Labour’s climate policies depend on carbon capture and storage to provide energy and jobs, despite serious concerns about the practice.
Coal burning will power Britain under a Labour government through the use of carbon capture and storage (CCS), the shadow secretary of state Caroline Flint has confirmed.
The controversial practice of producing power and then offsetting the carbon emissions by burying the CO2 underground would be a pivotal part of Labour’s energy policy, added Flint.
Speaking at an Energy UK-sponsored fringe meeting during the Labour Party Conference in Manchester this week, the Doncaster MP said: “There is a future for coal mining, and that’s why we’ll make sure carbon capture and storage is part of that journey.”
“The benefit that arose out of the Climate Change Act in 2008 is that we can really reap the advantages of knowing what it is all about, and invest in the jobs that come with that.”
She returned to the issue during a Prospect magazine fringe meeting on the final day of the conference. She confirmed after a question from a representative from the Friends of the Earth group that coal would only be used within a CCS scheme beyond 2020.
She said: “I’m a Doncaster MP. A hundred years ago, it was a hamlet. People dug a great big bloody hole in the ground and created coal mining.”
She went on to enthuse about the capabilities of CCS later in the conference. “CCS isn’t something that is just used for coal plants,” she said. “It can also work for gas too, and would help our energy-intensive industries as well.”
This is not the first time that Flint has endorsed CCS as a viable energy alternative. In July this year, she set out her stall, saying that: “The Labour party is clear – as we shift to a low carbon economy, CCS is a necessity, not an option.”
The Parliamentary Committee on Climate Change has advised the government that CCS is needed for Britain to meet its targets and still burn gas as late as 2030. The Tory-led coalition government recently agreed £100 million in funding for two demonstration projects using CCS. The European Union has promised a further €300 million for development.

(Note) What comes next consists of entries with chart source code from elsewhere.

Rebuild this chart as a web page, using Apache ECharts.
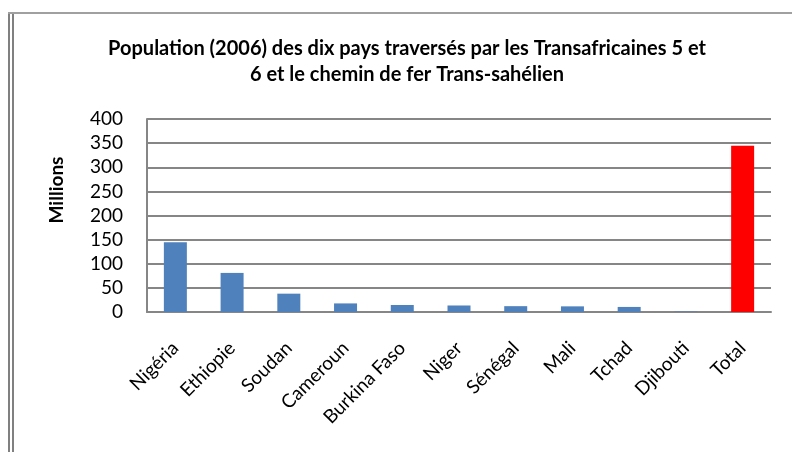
<!DOCTYPE html>
<html>
<head>
<meta charset="utf-8">
<script src="https://cdn.jsdelivr.net/npm/echarts@6/dist/echarts.min.js"></script>
<style>
  html, body { margin: 0; padding: 0; background: #fff; }
  #chart { width: 792px; height: 452px; }
</style>
</head>
<body>
<div id="chart"></div>
<script>
// population 2006, en millions
var pays = ['Nigéria', 'Ethiopie', 'Soudan', 'Cameroun', 'Burkina Faso', 'Niger', 'Sénégal', 'Mali', 'Tchad', 'Djibouti', 'Total'];
var population = [144.7, 81.0, 38.0, 17.8, 14.5, 13.5, 12.1, 11.7, 10.5, 0.8, 344.6];
var yTicks = [0, 50, 100, 150, 200, 250, 300, 350, 400];

var fontFam = 'Lato, "Open Sans", sans-serif';

var chart = echarts.init(document.getElementById('chart'));
var option = {
  backgroundColor: '#fff',
  animation: false,
  title: {
    text: 'Population (2006) des dix pays traversés par les Transafricaines 5 et\n6 et le chemin de fer Trans-sahélien',
    left: 402,
    top: 31,
    textAlign: 'center',
    textStyle: {
      fontFamily: fontFam,
      fontWeight: 'bold',
      fontSize: 20,
      lineHeight: 26,
      color: '#000'
    }
  },
  grid: { left: 147, right: 21, top: 119, bottom: 140 },
  xAxis: {
    type: 'category',
    data: pays,
    axisLine: { lineStyle: { color: '#868686', width: 2 } },
    axisTick: { show: false },
    axisLabel: {
      rotate: 45,
      margin: 33,
      interval: 0,
      fontFamily: fontFam,
      fontSize: 19,
      color: '#000'
    }
  },
  yAxis: {
    type: 'value',
    min: yTicks[0],
    max: yTicks[yTicks.length - 1],
    interval: 50,
    axisLine: { show: true, lineStyle: { color: '#868686', width: 2 } },
    axisTick: { show: false },
    splitLine: { lineStyle: { color: '#868686', width: 2 } },
    axisLabel: {
      margin: 24,
      fontFamily: fontFam,
      fontSize: 19,
      color: '#000'
    }
  },
  series: [{
    type: 'bar',
    data: population.map(function (v, i) {
      return {
        value: v,
        itemStyle: { color: pays[i] === 'Total' ? '#FF0000' : '#4F81BD' }
      };
    }),
    barWidth: 23
  }],
  graphic: [
    { type: 'rect', shape: { x: 8, y: 12, width: 2, height: 440 }, style: { fill: '#808080' } },
    { type: 'rect', shape: { x: 12, y: 12, width: 2, height: 440 }, style: { fill: '#808080' } },
    { type: 'rect', shape: { x: 8, y: 12, width: 784, height: 2 }, style: { fill: '#a0a0a0' } },
    {
      type: 'text',
      x: 57,
      y: 190,
      rotation: Math.PI / 2,
      style: {
        text: 'Millions',
        fontFamily: fontFam,
        fontWeight: 'bold',
        fontSize: 19,
        fill: '#000',
        align: 'center',
        verticalAlign: 'middle'
      }
    }
  ]
};
chart.setOption(option);
window.addEventListener('resize', function () {
  chart.resize();
});
</script>
</body>
</html>
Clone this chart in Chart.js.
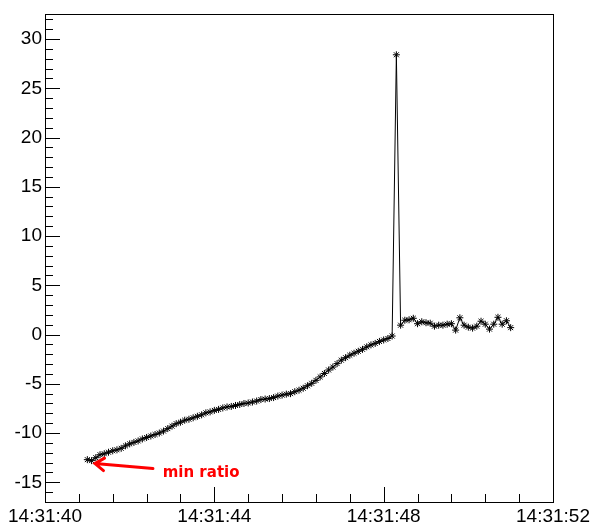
<!DOCTYPE html>
<html>
<head>
<meta charset="utf-8">
<script src="https://cdn.jsdelivr.net/npm/chart.js@4"></script>
<style>
  body { margin: 0; background: #fff; }
  canvas { display: block; }
</style>
</head>
<body>
<canvas id="ratio" width="595" height="524"></canvas>
<script>
// seconds after 14:31:00
const times = [
  41.0, 41.1, 41.2, 41.3, 41.4, 41.5, 41.6, 41.7, 41.8, 41.9,
  42.0, 42.1, 42.2, 42.3, 42.4, 42.5, 42.6, 42.7, 42.8, 42.9,
  43.0, 43.1, 43.2, 43.3, 43.4, 43.5, 43.6, 43.7, 43.8, 43.9,
  44.0, 44.1, 44.2, 44.3, 44.4, 44.5, 44.6, 44.7, 44.8, 44.9,
  45.0, 45.1, 45.2, 45.3, 45.4, 45.5, 45.6, 45.7, 45.8, 45.9,
  46.0, 46.1, 46.2, 46.3, 46.4, 46.5, 46.6, 46.7, 46.8, 46.9,
  47.0, 47.1, 47.2, 47.3, 47.4, 47.5, 47.6, 47.7, 47.8, 47.9,
  48.0, 48.1, 48.2, 48.3, 48.4, 48.5, 48.6, 48.7, 48.8, 48.9,
  49.0, 49.1, 49.2, 49.3, 49.4, 49.5, 49.6, 49.7, 49.8, 49.9,
  50.0, 50.1, 50.2, 50.3, 50.4, 50.5, 50.6, 50.7, 50.8, 50.9,
  51.0
];

const ratio = [
  -12.7, -12.8, -12.5, -12.2, -12.1, -11.95, -11.8, -11.7, -11.55, -11.3,
  -11.1, -10.95, -10.8, -10.6, -10.45, -10.3, -10.15, -10.0, -9.8, -9.55,
  -9.3, -9.05, -8.9, -8.7, -8.6, -8.45, -8.3, -8.15, -7.95, -7.85,
  -7.7, -7.6, -7.45, -7.35, -7.3, -7.2, -7.1, -7.0, -6.95, -6.85,
  -6.75, -6.6, -6.55, -6.5, -6.4, -6.25, -6.15, -6.05, -6.0, -5.8,
  -5.65, -5.45, -5.2, -4.95, -4.65, -4.3, -3.95, -3.6, -3.3, -2.95,
  -2.6, -2.35, -2.1, -1.9, -1.7, -1.5, -1.25, -1.05, -0.9, -0.7,
  -0.55, -0.4, -0.15, 28.4, 0.95, 1.45, 1.5, 1.65, 1.1, 1.3,
  1.2, 1.15, 0.85, 0.95, 0.95, 1.05, 1.1, 0.45, 1.7, 0.95,
  0.75, 0.65, 0.85, 1.35, 1.05, 0.55, 1.05, 1.75, 1.05, 1.4,
  0.7
];

const xTickSec = [40, 44, 48, 52];
const xTickLabels = ['14:31:40', '14:31:44', '14:31:48', '14:31:52'];
const yTicks = [-15, -10, -5, 0, 5, 10, 15, 20, 25, 30];

// arrow pointing at the minimum (in data units)
const noteText = 'min ratio';
const noteTip = [41.18, -13.1];
const noteTail = [42.55, -13.6];
const noteLabel = [42.78, -14.1];

const FONT = '"Liberation Sans", Arial, Helvetica, sans-serif';

// ROOT style frame with inward ticks
const frameTicks = {
  id: 'frameTicks',
  afterDraw(chart) {
    const { ctx, chartArea: a, scales: { x, y } } = chart;
    ctx.save();
    ctx.strokeStyle = '#000';
    ctx.lineWidth = 1;
    ctx.strokeRect(Math.round(a.left) + 0.5, Math.round(a.top) + 0.5,
      Math.round(a.right - a.left), Math.round(a.bottom - a.top));
    ctx.beginPath();
    for (let v = -17; v <= 32.5; v += 1) {
      const py = Math.round(y.getPixelForValue(v)) + 0.5;
      const len = yTicks.includes(v) ? 15 : 8;
      ctx.moveTo(a.left, py);
      ctx.lineTo(a.left + len, py);
    }
    for (let i = 0; i <= 15; i++) {
      const v = 40 + i * 0.8;
      const px = Math.round(x.getPixelForValue(v)) + 0.5;
      const len = i % 5 === 0 ? 15 : 8;
      ctx.moveTo(px, a.bottom);
      ctx.lineTo(px, a.bottom - len);
    }
    ctx.stroke();

    // annotation
    const tx = x.getPixelForValue(noteTip[0]), ty = y.getPixelForValue(noteTip[1]);
    const sx = x.getPixelForValue(noteTail[0]), sy = y.getPixelForValue(noteTail[1]);
    const ang = Math.atan2(ty - sy, tx - sx);
    ctx.strokeStyle = '#ff0000';
    ctx.lineWidth = 3;
    ctx.lineCap = 'round';
    ctx.beginPath();
    ctx.moveTo(sx, sy);
    ctx.lineTo(tx, ty);
    ctx.moveTo(tx - 11 * Math.cos(ang - 0.6), ty - 11 * Math.sin(ang - 0.6));
    ctx.lineTo(tx, ty);
    ctx.lineTo(tx - 11 * Math.cos(ang + 0.6), ty - 11 * Math.sin(ang + 0.6));
    ctx.stroke();
    ctx.fillStyle = '#ff0000';
    ctx.font = 'bold 15px "DejaVu Sans", sans-serif';
    ctx.textBaseline = 'middle';
    ctx.fillText(noteText, x.getPixelForValue(noteLabel[0]), y.getPixelForValue(noteLabel[1]));
    ctx.restore();
  }
};

new Chart(document.getElementById('ratio'), {
  type: 'line',
  data: {
    datasets: [{
      data: times.map((t, i) => ({ x: t, y: ratio[i] })),
      borderColor: '#000',
      borderWidth: 1,
      pointStyle: 'star',
      pointRadius: 3.5,
      pointBorderColor: '#000',
      pointBorderWidth: 1,
      tension: 0,
      fill: false
    }]
  },
  options: {
    responsive: false,
    animation: false,
    layout: { padding: { top: 7, right: 42, left: 0, bottom: 0 } },
    plugins: { legend: { display: false }, tooltip: { enabled: false } },
    scales: {
      x: {
        type: 'linear',
        min: 40,
        max: 52,
        afterBuildTicks: s => { s.ticks = xTickSec.map(v => ({ value: v })); },
        afterFit: s => { s.height = 22; },
        grid: { display: false, drawTicks: false, tickLength: 0 },
        border: { display: false },
        ticks: {
          autoSkip: false,
          maxRotation: 0,
          padding: 3,
          color: '#000',
          font: { family: FONT, size: 19 },
          callback: v => xTickLabels[xTickSec.indexOf(v)] || ''
        }
      },
      y: {
        min: -17,
        max: 32.5,
        afterBuildTicks: s => { s.ticks = yTicks.map(v => ({ value: v })); },
        afterFit: s => { s.width = 45; },
        grid: { display: false, drawTicks: false, tickLength: 0 },
        border: { display: false },
        ticks: {
          padding: 3,
          color: '#000',
          font: { family: FONT, size: 19 }
        }
      }
    }
  },
  plugins: [frameTicks]
});
</script>
</body>
</html>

However, CCS is yet to prove successful on an industrial scale and may turn out to be prohibitively expensive.
Expensive, High Risk
The Intergovernmental Panel on Climate Change released a special report on CCS which suggested that the technology could double the cost of generating energy through burning coal.
Robin Lovelace and Luke Temple, academics from the University of Leeds, have argued that CCS could even boost CO2 output. They say: “CCS is expensive, high risk, and may actually increase emissions due to greater demand for coal.
“These technical drawbacks alone suggest that the government’s commitment to CCS does not add up. Cheaper and more reliable options exist, yet these rarely enter the debate.”
Researchers working for the environmental campaigners have issued a detailed report which asserts that “carbon capture and storage won’t save the climate”.
The report states that CCS uses 10–40% of the energy produced by a power station, and that the safe storage of CO2 cannot be guaranteed—even very low leakage rates could undermine any climate mitigation efforts.
The CCS “journey” has involved serious setbacks. The very first CCS plant was announced for development at Peterhead in Scotland in 2005, but was cancelled just two years later.
Two further CCS projects were announced for Kingsnorth and Longanet in 2010 only to be scrapped within a year. Ayrshire Power abandoned its plans to build a coal plant with CCS at Hunterston in Scotland after 22,000 objections were made about the planning application.
Richard Dixon, the director of WWF Scotland, said at the time: “The last thing we need is a new coal-fired power station hiding behind a green fig leaf.”
In the United States, the Department of Energy abandoned plans for a CCS power plant in Illinois when the the expected costs escalated beyond $1.8 billion.
Clean Coal
Despite these concerns, Labour is still risking its climate promises by gambling on CCS. This has long been the party’s policy. Ed Miliband previously backed CCS when serving in the Labour government as secretary of state for energy and climate change. He promised an era of “clean coal” in 2009.
Miliband said: “There is no alternative to CCS if we are serious about fighting climate change. We need new coal-fired power stations [for energy security], but only if they can be part of a low carbon future.”
“With a solution to the problem of coal, we greatly increase our chances of stopping dangerous climate change emissions. Without it, we will not succeed.”
Flint has also hinted that shale gas fracking could play a part in Labour policy. She wrote in the October issue of Prospect: “Labour is committed to the decarbonisation of our electricity supply by 2030… We still need flexible power to help manage peaks in demand.”
She added: “In 2004, the UK became a net importer of gas for the first time since North Sea extraction began. For those reasons, there are potential benefits to shale gas, if it can be extracted safely in a context of robust regulation, monitoring and local consent. It could help displace some imported gas, thereby enhancing the UK’s energy security.”
During the year-long miners’ strike of 1984, one of the most popular chants was “coal not dole”. The slogan appeared on hundreds of thousands of badges 30 years ago. Climate change at that time was not a political issue.
Some of the left-wing radicals and trade unionists on the marches wearing the badges are today accused of advocating “dole not coal”, when in fact they are demanding a million climate jobs be created.